━━ PROVIDED RECORDS

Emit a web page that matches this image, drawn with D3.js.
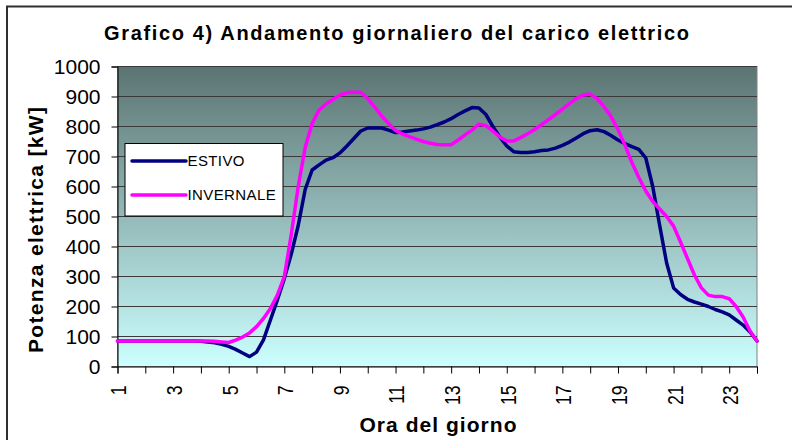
<!DOCTYPE html>
<html lang="it">
<head>
    <meta charset="UTF-8">
    <title>Andamento giornaliero del carico elettrico</title>
    <style>
        body { margin: 0; background: #fff; }
        text { font-family: "Liberation Sans", Arial, sans-serif; }
    </style>
</head>

<body>
    <svg id="container" width="792" height="440"></svg>
</body>

<script src="https://cdn.jsdelivr.net/npm/d3@7/dist/d3.min.js"></script>

<script>

    // ore del giorno, un punto ogni quarto d'ora
    let ore = d3.range(1, 24.001, 0.25)

    let estivo = [
        85, 85, 85, 85,
        85, 85, 85, 85,
        85, 85, 85, 85,
        84, 82, 79, 74,
        67, 57, 45, 33,
        48, 89, 155, 222,
        293, 375, 470, 590,
        655, 672, 688, 696,
        712, 735, 760, 785,
        795, 795, 795, 788,
        780, 782, 785, 788,
        792, 798, 806, 815,
        826, 840, 852, 863,
        862, 840, 800, 765,
        735, 716, 713, 713,
        716, 720, 722, 728,
        737, 748, 762, 776,
        786, 789, 783, 770,
        755, 743, 733, 724,
        695, 600, 470, 345,
        262, 240, 224, 215,
        208, 200, 190, 182,
        172, 155, 138, 115,
        85
    ]

    let invernale = [
        85, 85, 85, 85,
        85, 85, 85, 85,
        85, 85, 85, 85,
        85, 85, 84, 82,
        80, 88, 98, 112,
        133, 160, 193, 238,
        300, 440, 600, 730,
        810, 855, 875, 890,
        905, 913, 914, 914,
        893, 865, 835, 810,
        787, 775, 766, 758,
        750, 744, 740, 739,
        739, 755, 772, 788,
        808, 803, 785, 765,
        752, 752, 763, 776,
        790, 806, 823, 840,
        858, 876, 893, 905,
        908, 893, 866, 833,
        790, 738, 680, 630,
        585, 550, 525, 500,
        468, 415, 360, 305,
        262, 238, 233, 233,
        226, 200, 165, 118,
        85
    ]

    let serie = [
        { nome: "ESTIVO", valori: estivo, colore: "#000080" },
        { nome: "INVERNALE", valori: invernale, colore: "#ff00ff" }
    ]

    let oreTick = d3.range(1, 25)
    let oreEtichette = d3.range(1, 24, 2)
    let potenzaTick = d3.range(0, 1001, 100)

    let container = d3.select("#container")

    let pLeft = 117.5, pRight = 757, pTop = 66.5, pBottom = 366.5

    let x = d3.scaleLinear().domain([1, 24]).range([pLeft, pRight])
    let y = d3.scaleLinear().domain([0, 1000]).range([pBottom, pTop])

    // cornice del grafico (tagliata a destra e in basso)
    container.append("rect")
        .attr("x", 7).attr("y", 6.5)
        .attr("width", 900).attr("height", 600)
        .attr("fill", "none")
        .attr("stroke", "#303030")
        .attr("stroke-width", 2)

    let grad = container.append("defs").append("linearGradient")
        .attr("id", "sfondo")
        .attr("x1", 0).attr("y1", 0).attr("x2", 0).attr("y2", 1)
    grad.append("stop").attr("offset", "0%").attr("stop-color", "#5b7472")
    grad.append("stop").attr("offset", "100%").attr("stop-color", "#ccffff")

    container.append("rect")
        .attr("x", pLeft).attr("y", pTop)
        .attr("width", pRight - pLeft).attr("height", pBottom - pTop)
        .attr("fill", "url(#sfondo)")
        .attr("stroke", "#808080")

    // griglia
    container.append("g")
        .selectAll("line")
        .data(potenzaTick.filter(d => d > 0))
        .enter()
        .append("line")
        .attr("x1", pLeft).attr("x2", pRight)
        .attr("y1", d => y(d)).attr("y2", d => y(d))
        .attr("stroke", "#3a3a3a")
        .attr("stroke-width", 1)

    // asse y
    let assey = container.append("g")
        .attr("transform", `translate(${pLeft},0)`)
        .call(d3.axisLeft(y).tickValues(potenzaTick).tickFormat(d => d).tickSize(6).tickPadding(11))
    assey.select(".domain").attr("stroke", "#000")
    assey.selectAll("text")
        .attr("font-size", 21)
        .attr("font-family", "Liberation Sans, Arial, sans-serif")
        .attr("fill", "#000")

    // asse x
    let assex = container.append("g")
        .attr("transform", `translate(0,${pBottom})`)
        .call(d3.axisBottom(x).tickValues(oreTick).tickSize(7).tickFormat(""))
    assex.select(".domain").attr("stroke", "#000")

    container.append("g")
        .selectAll("text")
        .data(oreEtichette)
        .enter()
        .append("text")
        .attr("transform", d => `translate(${x(d) + 1},${pBottom + 19}) rotate(-90) scale(0.8,1)`)
        .attr("dy", "0.36em")
        .attr("text-anchor", "end")
        .attr("font-size", 22)
        .attr("fill", "#000")
        .text(d => d)

    // linee
    let linea = d3.line()
        .x((d, i) => x(ore[i]))
        .y(d => y(d))

    container.append("g")
        .selectAll("path")
        .data(serie)
        .enter()
        .append("path")
        .attr("d", d => linea(d.valori))
        .attr("fill", "none")
        .attr("stroke", d => d.colore)
        .attr("stroke-width", 3.5)
        .attr("stroke-linejoin", "round")
        .attr("stroke-linecap", "round")

    // legenda
    let legenda = container.append("g").attr("transform", "translate(125,143.5)")
    legenda.append("rect")
        .attr("width", 158).attr("height", 72.5)
        .attr("fill", "#fff")
        .attr("stroke", "#000")

    let voci = legenda.selectAll("g.voce")
        .data(serie)
        .enter()
        .append("g")
        .attr("class", "voce")
        .attr("transform", (d, i) => `translate(0,${17.5 + i * 34})`)
    voci.append("line")
        .attr("x1", 7).attr("x2", 61)
        .attr("stroke", d => d.colore)
        .attr("stroke-width", 3.5)
        .attr("stroke-linecap", "round")
    voci.append("text")
        .attr("x", 62.5)
        .attr("dy", "0.36em")
        .attr("font-size", 15)
        .attr("letter-spacing", 0.4)
        .attr("fill", "#000")
        .text(d => d.nome)

    // titoli
    container.append("text")
        .attr("x", 396.5).attr("y", 40)
        .attr("text-anchor", "middle")
        .attr("font-size", 20)
        .attr("font-weight", "bold")
        .attr("textLength", 585)
        .attr("lengthAdjust", "spacing")
        .text("Grafico 4)  Andamento giornaliero del carico elettrico")

    container.append("text")
        .attr("transform", "translate(43,230) rotate(-90)")
        .attr("text-anchor", "middle")
        .attr("font-size", 21)
        .attr("font-weight", "bold")
        .attr("textLength", 246)
        .attr("lengthAdjust", "spacing")
        .text("Potenza elettrica [kW]")

    container.append("text")
        .attr("x", 438).attr("y", 432)
        .attr("text-anchor", "middle")
        .attr("font-size", 21)
        .attr("font-weight", "bold")
        .attr("textLength", 157)
        .attr("lengthAdjust", "spacing")
        .text("Ora del giorno")

</script>

</html>
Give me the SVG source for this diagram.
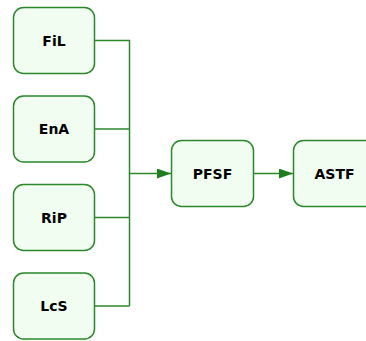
<svg xmlns="http://www.w3.org/2000/svg" width="366" height="341" viewBox="0 0 366 341">
<style>
.box{fill:#f0fdf0;stroke:#2b882b;stroke-width:1.5}
.lbl{font-family:"DejaVu Sans",Verdana,sans-serif;font-weight:bold;font-size:14px;fill:#000;text-anchor:middle}
.ln{fill:none;stroke:#2b882b;stroke-width:1.5}
</style>
<defs>
<marker id="ah" markerWidth="14" markerHeight="10" refX="14" refY="5" orient="auto" markerUnits="userSpaceOnUse">
<path d="M0,0 L14,5 L0,10 Z" fill="#1f7f1f"/>
</marker>
</defs>
<g id="connectors">
<path class="ln" d="M94.5,40.5 H129.5 V306 M94.5,129 H129.5 M94.5,217.5 H129.5 M94.5,306 H129.5"/>
<path class="ln" d="M129.5,173.5 H171" marker-end="url(#ah)"/>
<path class="ln" d="M253.5,173.5 H293" marker-end="url(#ah)"/>
</g>
<g id="FiL"><rect class="box" x="13.5" y="7.5" width="81" height="66" rx="10"/><text class="lbl" x="54" y="45.5">FiL</text></g>
<g id="EnA"><rect class="box" x="13.5" y="96" width="81" height="66" rx="10"/><text class="lbl" x="54" y="134">EnA</text></g>
<g id="RiP"><rect class="box" x="13.5" y="184.5" width="81" height="66" rx="10"/><text class="lbl" x="54" y="222.5">RiP</text></g>
<g id="LcS"><rect class="box" x="13.5" y="273" width="81" height="66" rx="10"/><text class="lbl" x="54" y="311">LcS</text></g>
<g id="PFSF"><rect class="box" x="171.5" y="140.5" width="82" height="66" rx="10"/><text class="lbl" x="212.5" y="178.5">PFSF</text></g>
<g id="ASTF"><rect class="box" x="293.5" y="140.5" width="82" height="66" rx="10"/><text class="lbl" x="334.5" y="178.5">ASTF</text></g>
</svg>
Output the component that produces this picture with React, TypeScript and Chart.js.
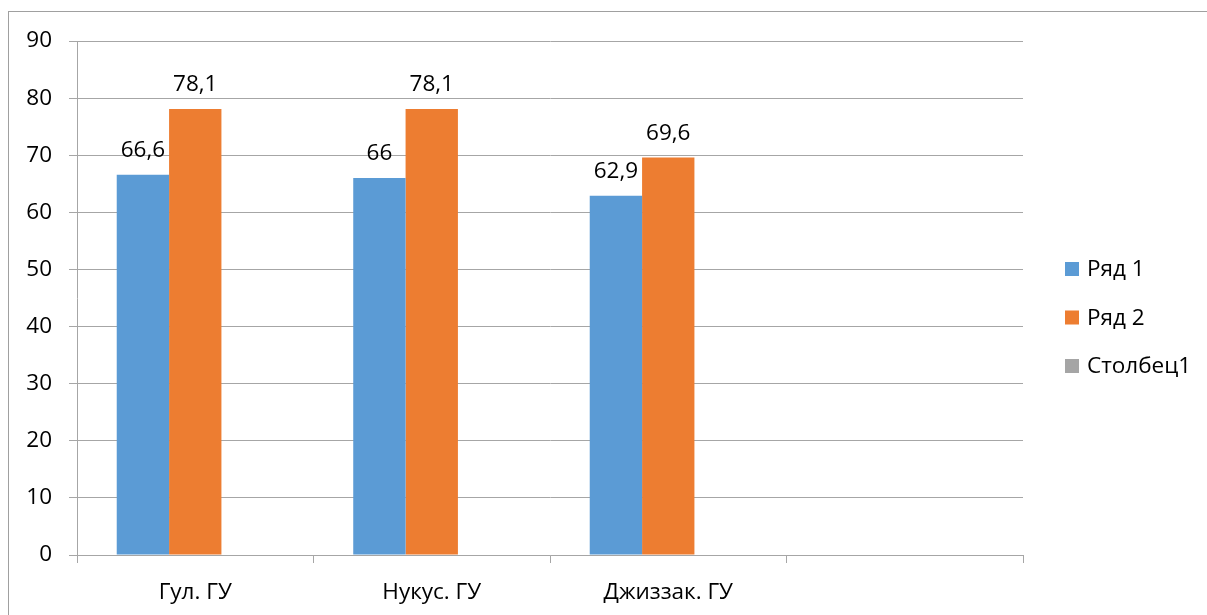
import React, { useEffect, useRef } from "react";
import { Chart, registerables } from "chart.js";

Chart.register(...registerables);

const categories = ["Гул. ГУ", "Нукус. ГУ", "Джиззак. ГУ", ""];
const seriesNames = ["Ряд 1", "Ряд 2", "Столбец1"];
const series1 = [66.6, 66, 62.9, null];
const series2 = [78.1, 78.1, 69.6, null];
const series3 = [null, null, null, null];
const colors = ["#5B9BD5", "#ED7D31", "#A5A5A5"];
const yMin = 0;
const yMax = 90;
const yStep = 10;

const FONT = "'Open Sans'";
const FS = 22.5;
const GRID = "#A6A6A6";

const dataLabels = {
  id: "dataLabels",
  afterDatasetsDraw(chart: any) {
    const ctx = chart.ctx;
    ctx.save();
    ctx.font = `${FS}px ${FONT}`;
    ctx.fillStyle = "#000";
    ctx.textAlign = "center";
    ctx.textBaseline = "alphabetic";
    chart.data.datasets.forEach((ds: any, i: number) => {
      const meta = chart.getDatasetMeta(i);
      meta.data.forEach((el: any, j: number) => {
        const v = ds.data[j];
        if (v === null || v === undefined) return;
        ctx.fillText(String(v).replace(".", ","), el.x, el.y - 18);
      });
    });
    ctx.restore();
  },
};

const customLegend = {
  id: "customLegend",
  afterDraw(chart: any) {
    const ctx = chart.ctx;
    const ca = chart.chartArea;
    ctx.save();
    ctx.font = `${FS}px ${FONT}`;
    ctx.textAlign = "left";
    ctx.textBaseline = "middle";
    chart.data.datasets.forEach((ds: any, i: number) => {
      const cy = ca.top + 228 + i * 48.5;
      const x = ca.right + 42;
      ctx.fillStyle = ds.backgroundColor;
      ctx.fillRect(x, cy - 7, 14, 14);
      ctx.fillStyle = "#000";
      ctx.fillText(ds.label, x + 22, cy + 1);
    });
    ctx.restore();
  },
};

const outerBorder = {
  id: "outerBorder",
  afterDraw(chart: any) {
    const ctx = chart.ctx;
    ctx.save();
    ctx.strokeStyle = "#A0A0A0";
    ctx.lineWidth = 1;
    ctx.strokeRect(8.5, 11.5, 3000, 3000);
    ctx.restore();
  },
};

export default function App() {
  const ref = useRef<HTMLCanvasElement>(null);
  useEffect(() => {
    if (!ref.current) return;
    const chart = new Chart(ref.current, {
      type: "bar",
      data: {
        labels: categories,
        datasets: [
          { label: seriesNames[0], data: series1, backgroundColor: colors[0] },
          { label: seriesNames[1], data: series2, backgroundColor: colors[1] },
          { label: seriesNames[2], data: series3, backgroundColor: colors[2] },
        ] as any,
      },
      options: {
        animation: false,
        responsive: true,
        maintainAspectRatio: false,
        layout: { padding: { top: 41, right: 184, left: 0, bottom: 0 } },
        datasets: { bar: { barPercentage: 1, categoryPercentage: 0.664 } },
        plugins: { legend: { display: false }, tooltip: { enabled: false } },
        scales: {
          x: {
            afterFit(scale: any) {
              scale.height = 60;
            },
            grid: { offset: true, drawOnChartArea: false, drawTicks: true, tickLength: 8, color: GRID },
            border: { display: true, color: GRID },
            ticks: { color: "#000", font: { family: FONT, size: FS }, padding: 16 },
          },
          y: {
            min: yMin,
            max: yMax,
            afterFit(scale: any) {
              scale.width = 77;
            },
            grid: { color: GRID, tickLength: 8 },
            border: { display: true, color: GRID },
            ticks: { stepSize: yStep, color: "#000", font: { family: FONT, size: FS }, padding: 17 },
          },
        },
      },
      plugins: [dataLabels, customLegend, outerBorder],
    } as any);
    return () => chart.destroy();
  }, []);
  return (
    <div style={{ position: "fixed", left: 0, top: 0, width: 1207, height: 615, background: "#fff" }}>
      <canvas ref={ref} />
    </div>
  );
}
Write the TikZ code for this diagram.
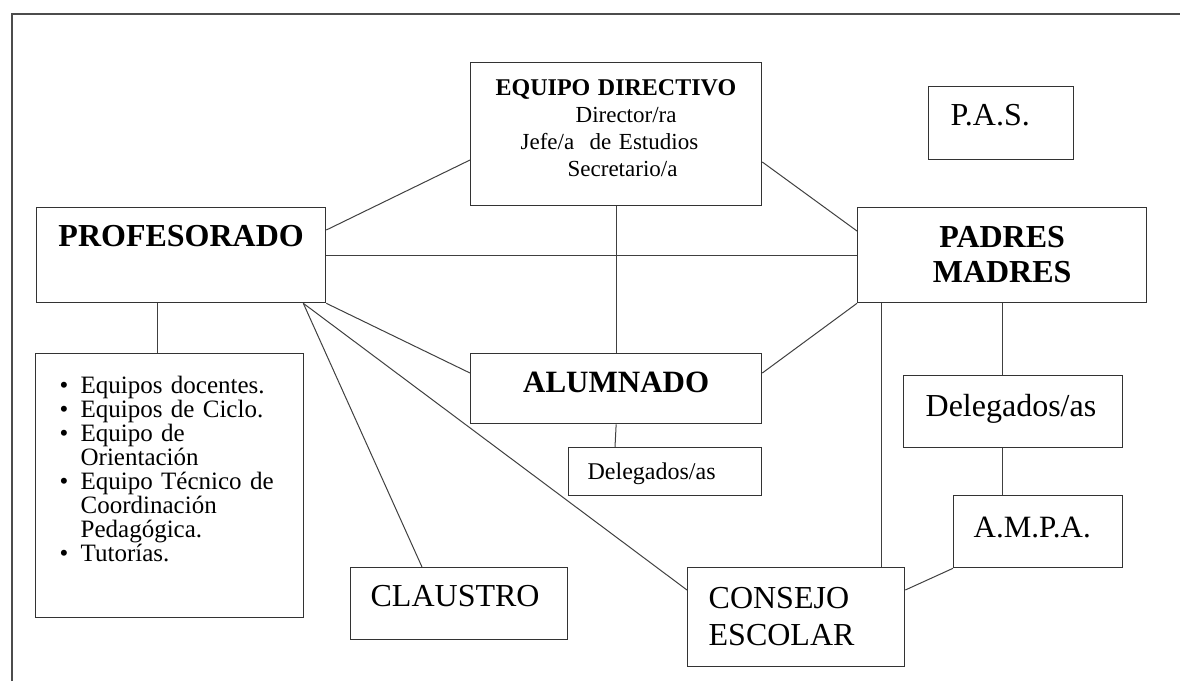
\documentclass[tikz,border=0pt]{standalone}
\usepackage{fontspec}
\setmainfont{Liberation Serif}
\newcommand{\bul}{\makebox[21pt][l]{\textbullet}}

\begin{document}
\begin{tikzpicture}[x=1pt,y=-1pt,
                    box/.style={draw=black!80,line width=1.3pt,inner sep=0pt,
                                anchor=north west,align=center},
                    link/.style={draw=black!75,line width=1pt}]
  \tikzstyle{big}=[font=\fontsize{32}{35}\selectfont]
  \tikzstyle{bigb}=[font=\fontsize{32}{35}\selectfont\bfseries]
  \useasboundingbox (0,0) rectangle (1180,681);
  \draw[line width=1.5pt,black!70] (12,681) -- (12,14) -- (1180,14);

  \node[box,align=left,inner xsep=25pt,text width=241pt,text height=33pt,text depth=110pt,
        font=\fontsize{23}{27}\selectfont] (equipo) at (470,62)
        {{\fontsize{24}{27}\selectfont\bfseries EQUIPO DIRECTIVO}\\
         \hspace*{80pt}Director/ra\\
         \hspace*{25pt}Jefe/a\ \ de Estudios\\
         \hspace*{72pt}Secretario/a};
  \node[box,big,align=left,inner xsep=22pt,text width=101pt,text height=39pt,text depth=34pt]
        (pas) at (928,86) {P.A.S.};
  \node[box,bigb,text width=289pt,text height=39pt,text depth=56pt]
        (prof) at (36,207) {PROFESORADO};
  \node[box,bigb,text width=289pt,text height=40pt,text depth=55pt]
        (padres) at (857,207) {PADRES\\MADRES};
  \node[box,font=\fontsize{31}{35}\selectfont\bfseries,text width=291pt,text height=39pt,text depth=31pt]
        (alum) at (470,353) {ALUMNADO};
  \node[box,align=left,font=\fontsize{24}{27}\selectfont,inner xsep=19pt,text width=155pt,
        text height=32pt,text depth=16pt] (delA) at (568,447) {Delegados/as};
  \node[box,align=left,font=\fontsize{25}{24}\selectfont,inner xsep=24pt,text width=220pt,
        text height=40pt,text depth=224pt] (list) at (35,353)
        {\bul Equipos docentes.\\
         \bul Equipos de Ciclo.\\
         \bul Equipo de\\
         \hspace*{21pt}Orientación\\
         \bul Equipo Técnico de\\
         \hspace*{21pt}Coordinación\\
         \hspace*{21pt}Pedagógica.\\
         \bul Tutorías.};
  \node[box,big,align=left,inner xsep=22pt,text width=175pt,text height=41pt,text depth=31pt]
        (delP) at (903,375) {Delegados/as};
  \node[box,font=\fontsize{31}{35}\selectfont,align=left,inner xsep=20pt,text width=129pt,
        text height=42pt,text depth=30pt] (ampa) at (953,495) {A.M.P.A.};
  \node[box,big,align=left,inner xsep=20pt,text width=177pt,text height=39pt,text depth=33pt]
        (claus) at (350,567) {CLAUSTRO};
  \node[box,font=\fontsize{32}{37}\selectfont,align=left,inner xsep=21pt,text width=175pt,
        text height=41pt,text depth=58pt] (cons) at (687,567) {CONSEJO\\ESCOLAR};

  % lineas entre cajas
  \path[link] ([yshift=-23pt]prof.north east)   edge ([yshift=-98pt]equipo.north west)
              (prof.east)                        edge (padres.west)
              ([yshift=-100pt]equipo.north east) edge ([yshift=-24pt]padres.north west)
              (equipo.south)                     edge (alum.north)
              (padres.south west)                edge ([yshift=-20pt]alum.north east)
              ([xshift=121pt]prof.south west)    edge ([xshift=122pt]list.north west)
              (prof.south east)                  edge ([yshift=-20pt]alum.north west)
              ([xshift=-23pt]prof.south east)    edge ([xshift=72pt]claus.north west)
              ([xshift=-23pt]prof.south east)    edge ([yshift=-23pt]cons.north west)
              ([xshift=24pt]padres.south west)   edge ([xshift=194pt]cons.north west)
              ([xshift=145pt]padres.south west)  edge ([xshift=99pt]delP.north west)
              ([xshift=99pt]delP.south west)     edge ([xshift=49pt]ampa.north west)
              (ampa.south west)                  edge ([yshift=-23pt]cons.north east)
              (alum.south)                       edge ([xshift=47pt]delA.north west);
\end{tikzpicture}
\end{document}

━━━━

* **CHALLENGE**
Repeat exactly and only the lines from the start of the data above through the line that holds "let ore = d3.range(1, 24.001, 0.25)", inclusive. Pictures do not belong in the copy.

* **EXERCISE RESULT**
Emit a web page that matches this image, drawn with D3.js.
<!DOCTYPE html>
<html lang="it">
<head>
    <meta charset="UTF-8">
    <title>Andamento giornaliero del carico elettrico</title>
    <style>
        body { margin: 0; background: #fff; }
        text { font-family: "Liberation Sans", Arial, sans-serif; }
    </style>
</head>

<body>
    <svg id="container" width="792" height="440"></svg>
</body>

<script src="https://cdn.jsdelivr.net/npm/d3@7/dist/d3.min.js"></script>

<script>

    // ore del giorno, un punto ogni quarto d'ora
    let ore = d3.range(1, 24.001, 0.25)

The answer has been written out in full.